May 18, 2004 16:13
Last year I asked could we be reborn? I, at the time, thought so. Now I'm not so sure. I'm so.... "lost" isn't the word. I'm just reflecting a bit.
I see teenagers and I think about the choices I made at the time. If only someone had told me..., Told me what I don't know. Maybe the future... ...yeah, go on and laugh.... Isn't that just the thing though. Someone did tell me. Several someone's actually. I just wish i had done a few things differently. Life goes by so fast and here I am living from week to week, pay check to pay check. Well, at least I have a job right...., got to be more thankful.
Heh, so here is the question. What are we supposed to be doing? Just what is it that we 'need' to be doing? I guess I just need a hobby. Don't get me wrong I'm not unhappy. I have a lovely woman and child in my life and things are going great. You know the drill..., once we reach the top of one mountain we look for the next to climb. Is that whats going on here? Is that what I'm supposed to be doing. Heh,.... I mean some scrabble for money, some for women. Those of you who know me, know I love women. Damn, do I love women. But I'm a one woman man now. (No, laughing there in the back!!!) Yeah, I need a hobby. My daughter is part of my everyday life, and its great but its not enough. Should it be? I don't know. I so new to all of this. When you have children are you supposed to continue your life or press pause for 18+ years? So many questions so little time.
Anyway, back to my second favorite subject. Women.... Look but don't touch right? Heh, now there is a whole new question. Is looking betraying or cheating in a relationship? Perhaps... I've heard arguments in both directions. I don't know. Maybe it has to do with what your thinking while your looking. I really don't consciously know what I'm thinking. I guess its along the lines of "damn" and "holy mother of....". Is that cheating, or is that just being non-pc? Anyone with half an answer is welcome to comment. Many thought and bits of wisdom are requested.
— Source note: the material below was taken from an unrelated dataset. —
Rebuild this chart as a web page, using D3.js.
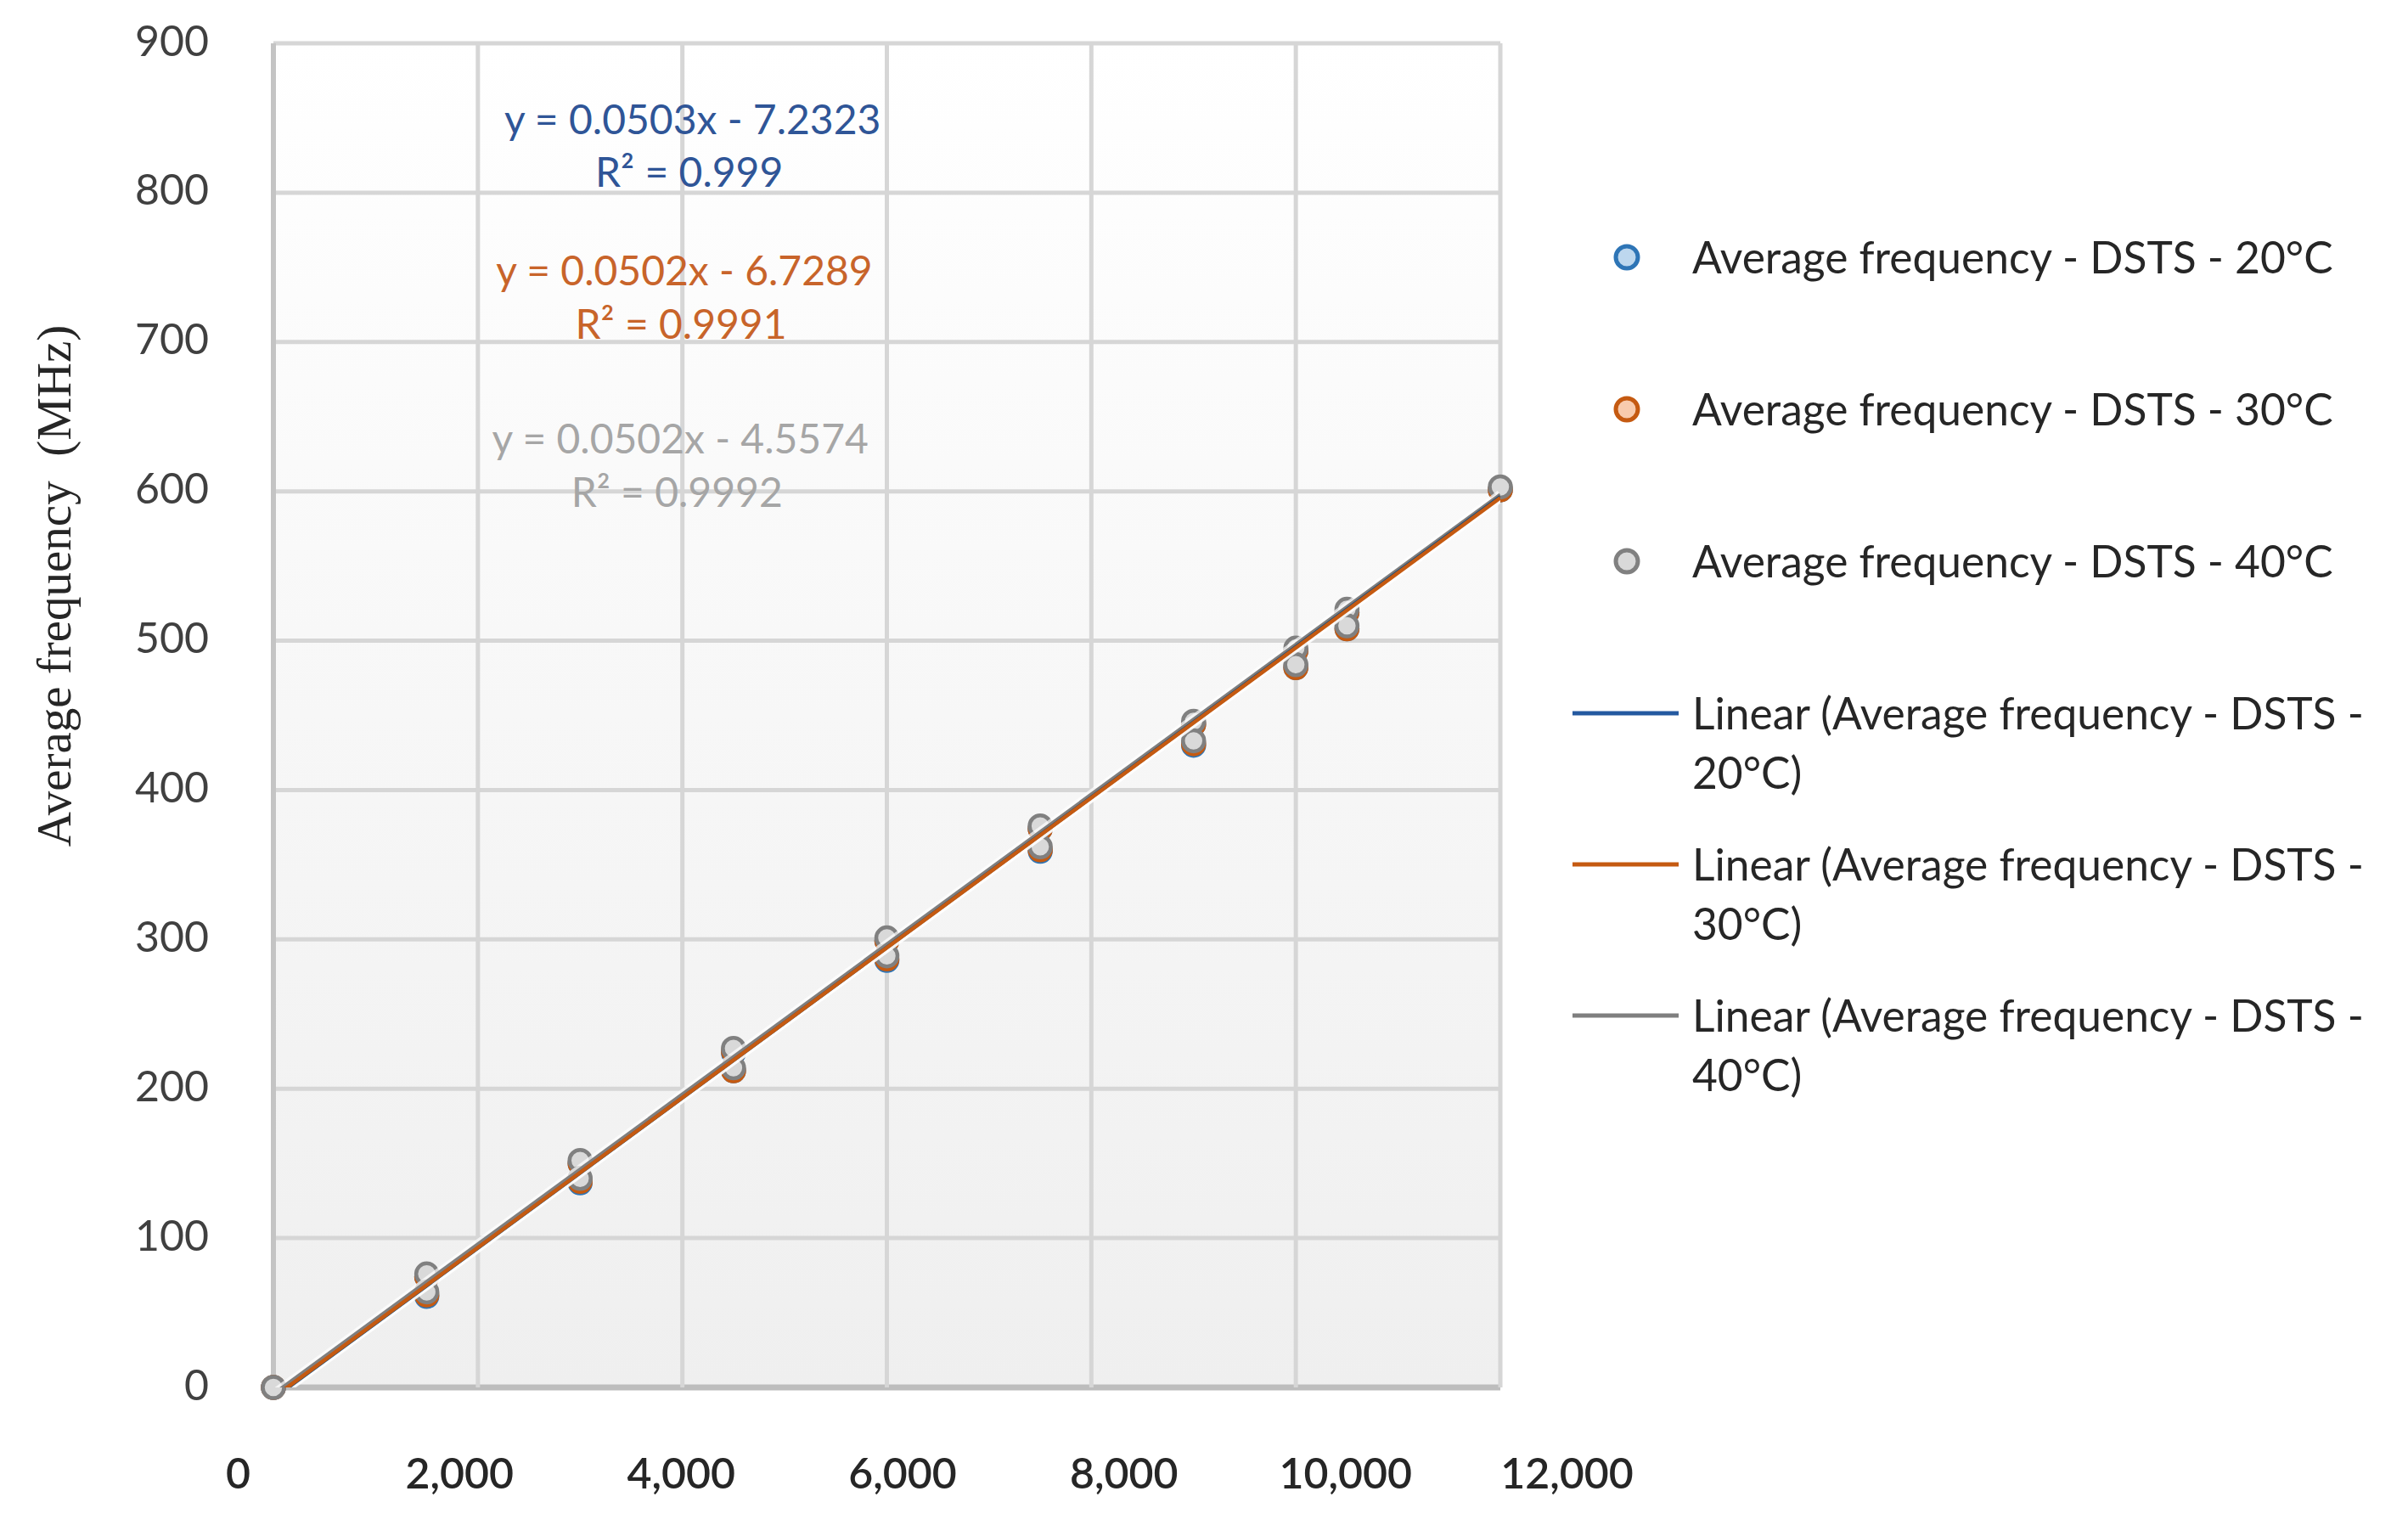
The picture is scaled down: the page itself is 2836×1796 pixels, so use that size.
<!DOCTYPE html>
<html>
<head>
<meta charset="utf-8">
<script src="https://cdn.jsdelivr.net/npm/d3@7"></script>
<style>
  html, body { margin: 0; padding: 0; background: #ffffff; }
  svg { display: block; }
</style>
</head>
<body>
<svg id="chart" width="2836" height="1796"></svg>
<script>
// ---------------- DATA ----------------
const xTickValues = [0, 2000, 4000, 6000, 8000, 10000, 12000];
const yTickValues = [0, 100, 200, 300, 400, 500, 600, 700, 800, 900];

const seriesNames = [
  "Average frequency - DSTS - 20°C",
  "Average frequency - DSTS - 30°C",
  "Average frequency - DSTS - 40°C"
];
const trendNames = [
  ["Linear (Average frequency - DSTS -", "20°C)"],
  ["Linear (Average frequency - DSTS -", "30°C)"],
  ["Linear (Average frequency - DSTS -", "40°C)"]
];

// sample positions (DSTS values)
const xValues = [0, 1500, 1500, 3000, 3000, 4500, 4500, 6000, 6000, 7500, 7500,
                 9000, 9000, 10000, 10000, 10500, 10500, 12000];
// average frequency (MHz)
const freq20 = [0, 74, 61, 150, 137, 224, 212, 299, 286, 374, 359, 444, 430, 493, 482, 519, 508, 601];
const freq30 = [0, 74, 62, 150, 138, 225, 212, 299, 287, 374, 360, 444, 431, 493, 482, 519, 508, 601];
const freq40 = [0, 76, 64, 152, 140, 227, 214, 301, 289, 376, 362, 446, 433, 495, 484, 521, 510, 603];

const trendSlopes = [0.0503, 0.0502, 0.0502];
const trendIntercepts = [-7.2323, -6.7289, -4.5574];
const rSquared = ["0.999", "0.9991", "0.9992"];
const equationTexts = ["y = 0.0503x - 7.2323", "y = 0.0502x - 6.7289", "y = 0.0502x - 4.5574"];

// ---------------- STYLE ----------------
const markerStroke = ["#2e75b6", "#c55a11", "#808080"];
const markerFill = ["#bdd7ee", "#f8cbad", "#d9d9d9"];
const trendColor = ["#1f4e79", "#c55a11", "#7f7f7f"];
const eqColor = ["#2f5597", "#c8642a", "#a6a6a6"];
const sansFont = "Lato, 'Open Sans', sans-serif";

const svg = d3.select("#chart");

const plot = { left: 322, right: 1767, top: 51, bottom: 1634 };

const x = d3.scaleLinear().domain([0, 12000]).range([plot.left, plot.right]);
const y = d3.scaleLinear().domain([0, 900]).range([plot.bottom, plot.top]);
// tick labels of the x axis sit on a wider band than the grid in the original figure
const xLabel = d3.scaleLinear().domain([0, 12000]).range([280, 1845]);

// background gradient
const defs = svg.append("defs");
const grad = defs.append("linearGradient").attr("id", "bg").attr("x1", 0).attr("y1", 0).attr("x2", 0).attr("y2", 1);
grad.append("stop").attr("offset", "0%").attr("stop-color", "#ffffff");
grad.append("stop").attr("offset", "100%").attr("stop-color", "#efefef");
defs.append("clipPath").attr("id", "plotClip")
  .append("rect")
  .attr("x", plot.left).attr("y", plot.top)
  .attr("width", plot.right - plot.left).attr("height", plot.bottom - plot.top);

svg.append("rect")
  .attr("x", plot.left).attr("y", plot.top)
  .attr("width", plot.right - plot.left).attr("height", plot.bottom - plot.top)
  .attr("fill", "url(#bg)");

// gridlines
const grid = svg.append("g");
grid.selectAll("line.h").data(yTickValues).join("line")
  .attr("class", "h")
  .attr("x1", plot.left).attr("x2", plot.right)
  .attr("y1", d => y(d)).attr("y2", d => y(d))
  .attr("stroke", d => d === 0 ? "#bdbdbd" : "#d6d6d6")
  .attr("stroke-width", d => d === 0 ? 7 : 5);
grid.selectAll("line.v").data(xTickValues).join("line")
  .attr("class", "v")
  .attr("x1", d => x(d)).attr("x2", d => x(d))
  .attr("y1", plot.top).attr("y2", plot.bottom)
  .attr("stroke", d => d === 0 ? "#c4c4c4" : "#d6d6d6")
  .attr("stroke-width", d => d === 0 ? 6 : 5);

// axes (labels only)
const yAxis = svg.append("g")
  .attr("transform", `translate(${plot.left},0)`)
  .call(d3.axisLeft(y).tickValues(yTickValues).tickSize(0).tickPadding(76).tickFormat(d3.format("d")));
yAxis.select(".domain").remove();
yAxis.selectAll("text")
  .attr("font-family", sansFont).attr("font-size", 50).attr("fill", "#404040")
  .attr("dy", "0.28em");

const xAxis = svg.append("g")
  .attr("transform", `translate(0,1735)`)
  .call(d3.axisBottom(xLabel).tickValues(xTickValues).tickSize(0).tickFormat(d3.format(",")));
xAxis.select(".domain").remove();
xAxis.selectAll("text")
  .attr("y", 0).attr("dy", "0.36em")
  .attr("font-family", sansFont).attr("font-size", 50).attr("font-weight", 600).attr("fill", "#262626");

// y axis title
svg.append("text")
  .attr("transform", `translate(63,690) rotate(-90)`)
  .attr("text-anchor", "middle").attr("dominant-baseline", "central")
  .attr("font-family", "'Liberation Serif', 'Times New Roman', serif")
  .attr("font-size", 57).attr("fill", "#262626")
  .attr("xml:space", "preserve")
  .text("Average frequency  (MHz)");

// markers
const seriesValues = [freq20, freq30, freq40];
const markers = svg.append("g");
seriesValues.forEach((vals, i) => {
  markers.append("g").selectAll("circle")
    .data(xValues.map((xv, k) => ({ x: xv, y: vals[k] })))
    .join("circle")
    .attr("cx", d => x(d.x)).attr("cy", d => y(d.y))
    .attr("r", 12.5)
    .attr("fill", markerFill[i])
    .attr("stroke", markerStroke[i])
    .attr("stroke-width", 4.5);
});

// trendlines
const trendOrder = [2, 0, 1];
const trends = svg.append("g").attr("clip-path", "url(#plotClip)");
const line = d3.line().x(d => x(d[0])).y(d => y(d[1]));
trendOrder.forEach(i => {
  const xs = d3.extent(xValues);
  const pts = xs.map(xv => [xv, trendSlopes[i] * xv + trendIntercepts[i]]);
  trends.append("path").attr("d", line(pts))
    .attr("fill", "none").attr("stroke", "#ffffff").attr("stroke-opacity", 0.7).attr("stroke-width", 11);
});
trendOrder.forEach(i => {
  const xs = d3.extent(xValues);
  const pts = xs.map(xv => [xv, trendSlopes[i] * xv + trendIntercepts[i]]);
  trends.append("path").attr("d", line(pts))
    .attr("fill", "none").attr("stroke", trendColor[i]).attr("stroke-width", 4.5);
});

// equation labels (anchored in data space)
const eqAnchors = [[4000, 849, 813.5], [3920, 747.6, 711.8], [3880, 635, 599]];
eqAnchors.forEach((a, i) => {
  const g = svg.append("g").attr("font-family", sansFont).attr("font-size", 48)
    .attr("fill", eqColor[i]).attr("text-anchor", "middle");
  g.append("text").attr("x", x(a[0]) + 12).attr("y", y(a[1])).attr("dy", "0.35em")
    .attr("xml:space", "preserve").text(equationTexts[i]);
  g.append("text").attr("x", x(a[0]) + 8).attr("y", y(a[2])).attr("dy", "0.35em")
    .text("R² = " + rSquared[i]);
});

// legend
const legend = svg.append("g").attr("font-family", sansFont).attr("fill", "#262626");
const markerRowY = [303, 482, 661];
seriesNames.forEach((name, i) => {
  legend.append("circle").attr("cx", 1916).attr("cy", markerRowY[i]).attr("r", 13)
    .attr("fill", markerFill[i]).attr("stroke", markerStroke[i]).attr("stroke-width", 5);
  legend.append("text").attr("x", 1993).attr("y", markerRowY[i]).attr("dy", "0.36em")
    .attr("font-size", 51.5).text(name);
});
const lineRowY = [840, 1018, 1196];
trendNames.forEach((lines, i) => {
  legend.append("line").attr("x1", 1852).attr("x2", 1977)
    .attr("y1", lineRowY[i]).attr("y2", lineRowY[i])
    .attr("stroke", trendColor[i] === "#1f4e79" ? "#2459a0" : trendColor[i]).attr("stroke-width", 5);
  lines.forEach((t, k) => {
    legend.append("text").attr("x", 1993).attr("y", lineRowY[i] + k * 70).attr("dy", "0.36em")
      .attr("font-size", 51.5).text(t);
  });
});
</script>
</body>
</html>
Alright lets look on the other hand. 'My girl'...., she is very loyal..., it is something that attracts me to her. Am I jealous? Oh hell yes, but the fact that she is so loyal makes it easy on me. I'll even go so far as to say this...., I wouldn't mind her going to see a male strip show. In my mind its cool as long as she brings the resulting hormones home to yours truly. She may think that one of the fellows has a great ass, abs or a big thingy... LOL, well you know. Its all good to me. I guess its that way because deep down in my heart i "know" she won't do anything. I guess I just wish she felt the same way. Heh, that may be my fault also. I haven't always been fully committed to her as I am now. I know its taken its toll on her. Maybe I can repair the damage.
Heh, anyway... Its my birthday and I love you all. I love all of you on my friendslist..., well most of you. Also I love all of you whom I have not yet met. Much love to you all. While I'm not Dave Chappell, I am Rick James bitch!!!